Via env vars (boot-time baseline)
For self-host operators who manage configuration in env files:
export OPENZRO_FLOW_ARCHIVE_GCS_BUCKET="openzro-flow-archive"
export OPENZRO_FLOW_ARCHIVE_GCS_PREFIX="prod"
# pick ONE of these:
# (a) ADC — recommended on GKE / GCE / Cloud Run
# no env var needed, the SDK reads the runtime credentials.
# (b) Service account JSON file
export OPENZRO_FLOW_ARCHIVE_GCS_CREDENTIALS_FILE="/etc/openzro/sa.json"
# (c) Service account JSON inline (constrained runners)
export OPENZRO_FLOW_ARCHIVE_GCS_CREDENTIALS_JSON='{"type":"service_account",...}'
# optional knobs
export OPENZRO_FLOW_ARCHIVE_GCS_PROJECT_ID="my-gcp-project"
export OPENZRO_FLOW_ARCHIVE_GCS_FLUSH_INTERVAL="15m"
export OPENZRO_FLOW_ARCHIVE_GCS_MAX_EVENTS_PER_FILE="100000"

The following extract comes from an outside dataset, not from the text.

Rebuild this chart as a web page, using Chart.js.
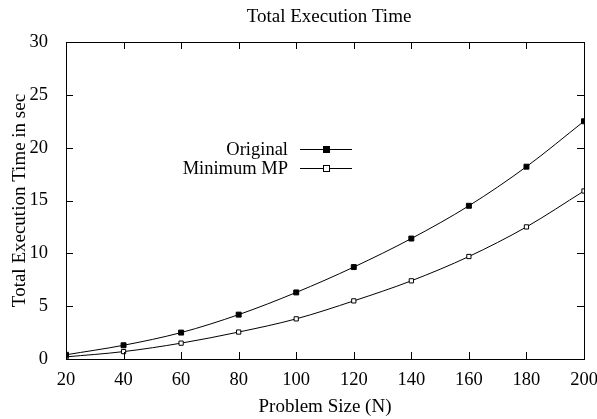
<!DOCTYPE html>
<html><head><meta charset="utf-8">
<script src="https://cdn.jsdelivr.net/npm/chart.js@4"></script>
<style>html,body{margin:0;padding:0;background:#fff}#wrap{width:597px;height:419px}</style>
</head><body><div id="wrap"><canvas id="c" width="597" height="419"></canvas></div>
<script>
const sizes=[20,40,60,80,100,120,140,160,180,200];
const original=[0.4,1.3,2.5,4.2,6.3,8.7,11.4,14.5,18.2,22.5];
const minimumMP=[0.2,0.7,1.5,2.55,3.8,5.5,7.4,9.7,12.5,15.9];
const xTicks=[20,40,60,80,100,120,140,160,180,200];
const yTicks=[0,5,10,15,20,25,30];
const FONT='"Liberation Serif", "Times New Roman", serif';

const boxTicks={id:'boxTicks',afterDraw(c){
 const g=c.ctx,a=c.chartArea,x=c.scales.x,y=c.scales.y;
 g.save();g.strokeStyle='#000';g.lineWidth=1;
 g.strokeRect(a.left+.5,a.top+.5,a.right-a.left,a.bottom-a.top);
 g.beginPath();
 xTicks.forEach(v=>{const p=Math.round(x.getPixelForValue(v))+.5;g.moveTo(p,a.bottom);g.lineTo(p,a.bottom-7);g.moveTo(p,a.top);g.lineTo(p,a.top+7);});
 yTicks.forEach(v=>{const p=Math.round(y.getPixelForValue(v))+.5;g.moveTo(a.left,p);g.lineTo(a.left+7,p);g.moveTo(a.right,p);g.lineTo(a.right-7,p);});
 g.stroke();
 // title
 g.fillStyle='#000';g.font='19px '+FONT;g.textAlign='center';g.textBaseline='middle';
 g.fillText('Total Execution Time',(a.left+a.right)/2+4,17);
 // legend
 g.font='18.5px '+FONT;g.textAlign='right';
 c.data.datasets.forEach((d,i)=>{
  const ly=Math.round(149+i*18.5),tx=288,lx0=300,lx1=352,mx=(lx0+lx1)/2;
  g.fillStyle='#000';g.fillText(d.label,tx,ly+1);
  g.beginPath();g.moveTo(lx0,ly+.5);g.lineTo(lx1,ly+.5);g.strokeStyle='#000';g.stroke();
  g.fillStyle=d.pointBackgroundColor;g.fillRect(mx-3,ly-3,7,7);g.strokeRect(mx-2.5,ly-2.5,6,6);
 });
 g.restore();
}};

new Chart(document.getElementById('c'),{
 type:'line',
 data:{datasets:[
  {label:'Original',data:sizes.map((s,i)=>({x:s,y:original[i]})),borderColor:'#000',borderWidth:1,pointStyle:'rect',pointRadius:3.5,pointBackgroundColor:'#000',pointBorderColor:'#000',pointBorderWidth:1,cubicInterpolationMode:'monotone'},
  {label:'Minimum MP',data:sizes.map((s,i)=>({x:s,y:minimumMP[i]})),borderColor:'#000',borderWidth:1,pointStyle:'rect',pointRadius:3,pointBackgroundColor:'#fff',pointBorderColor:'#000',pointBorderWidth:1,cubicInterpolationMode:'monotone'}
 ]},
 options:{responsive:false,animation:false,
  layout:{padding:{top:42,right:13,left:0,bottom:0}},
  plugins:{legend:{display:false},tooltip:{enabled:false}},
  scales:{
   x:{type:'linear',min:20,max:200,afterBuildTicks:s=>{s.ticks=xTicks.map(v=>({value:v}));},
    grid:{display:false},border:{display:false},
    ticks:{color:'#000',font:{family:FONT,size:18.5},padding:2,maxRotation:0},
    title:{display:true,text:'Problem Size (N)',color:'#000',font:{family:FONT,size:19},padding:{top:0,bottom:1}},
    afterFit:s=>{s.height=60;s.paddingLeft=0;s.paddingRight=0;}},
   y:{min:0,max:30,afterBuildTicks:s=>{s.ticks=yTicks.map(v=>({value:v}));},
    grid:{display:false},border:{display:false},
    ticks:{color:'#000',font:{family:FONT,size:18.5},padding:10},
    title:{display:true,text:'Total Execution Time in sec',color:'#000',font:{family:FONT,size:19},padding:{top:9,bottom:0}},
    afterFit:s=>{s.width=66;s.paddingTop=0;s.paddingBottom=0;}}
  }
 },
 plugins:[boxTicks]
});
</script></body></html>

export OPENZRO_FLOW_ARCHIVE_GCS_BUFFER_SIZE="50000"
The management server logs
flow archive enabled: GCS bucket "openzro-flow-archive" (auth=adc)
at boot when configured.
Object layout
Identical to the S3 sink — that's deliberate. An operator can move between the two (or run both side-by-side) without changing downstream tooling.
/year=2026/month=04/day=26/account=/-.ndjson.gz
Each object is gzipped NDJSON: one JSON event per line, gzip-
compressed. BigQuery, DuckDB, ClickHouse, and Athena all read
this format natively. For BigQuery specifically:
-- External table over the archive (run once)
CREATE EXTERNAL TABLE openzro_flow.archive
WITH PARTITION COLUMNS (year INT64, month INT64, day INT64, account STRING)
OPTIONS (
format = 'JSON',
uris = ['gs://openzro-flow-archive/prod/year=*/month=*/day=*/account=*/*.ndjson.gz'],
hive_partition_uri_prefix = 'gs://openzro-flow-archive/prod/'
);
-- Sample query
SELECT count(*)
FROM openzro_flow.archive
WHERE year = 2026 AND month = 4 AND account = 'acct-1' AND type = 'drop';
IAM minimum viable role
For the workload identity (GKE) or service account (file/JSON):
# Bucket-level binding, not project-level. The sink only writes;
# never reads or deletes.
roles:
- roles/storage.objectCreator
Do not grant roles/storage.admin — the sink does not need it
and the principle of least privilege says no.
Verifying the archive
# List the most recent objects (replace placeholders).
gcloud storage ls --recursive \
--limit 10 \
--project=$PROJECT_ID \
gs://openzro-flow-archive/prod/
# Download one and inspect.
gcloud storage cp \
gs://openzro-flow-archive/prod/year=2026/month=04/day=26/account=acct-1/<id>.ndjson.gz \
/tmp/sample.ndjson.gz
zcat /tmp/sample.ndjson.gz | head -3 | jq
If the bucket stays empty for more than FLUSH_INTERVAL
(default 15 min), check the management log for
flow sink GCS: errors — typically wrong IAM binding or wrong
bucket name.
Trade-offs
- Best-effort. A failed flush logs loud and drops the batch. Pair the cold archive with a streaming destination (Datadog, Elastic) when durability of every record matters.
- No CMEK by default. GCS Native supports it; the openZro config does not yet expose the key name. Open an issue if you need it — it is a one-line config addition.
- No retention lifecycle managed by openZro. Configure bucket-level lifecycle policies (Coldline / Archive transitions, age-based delete) directly in GCS.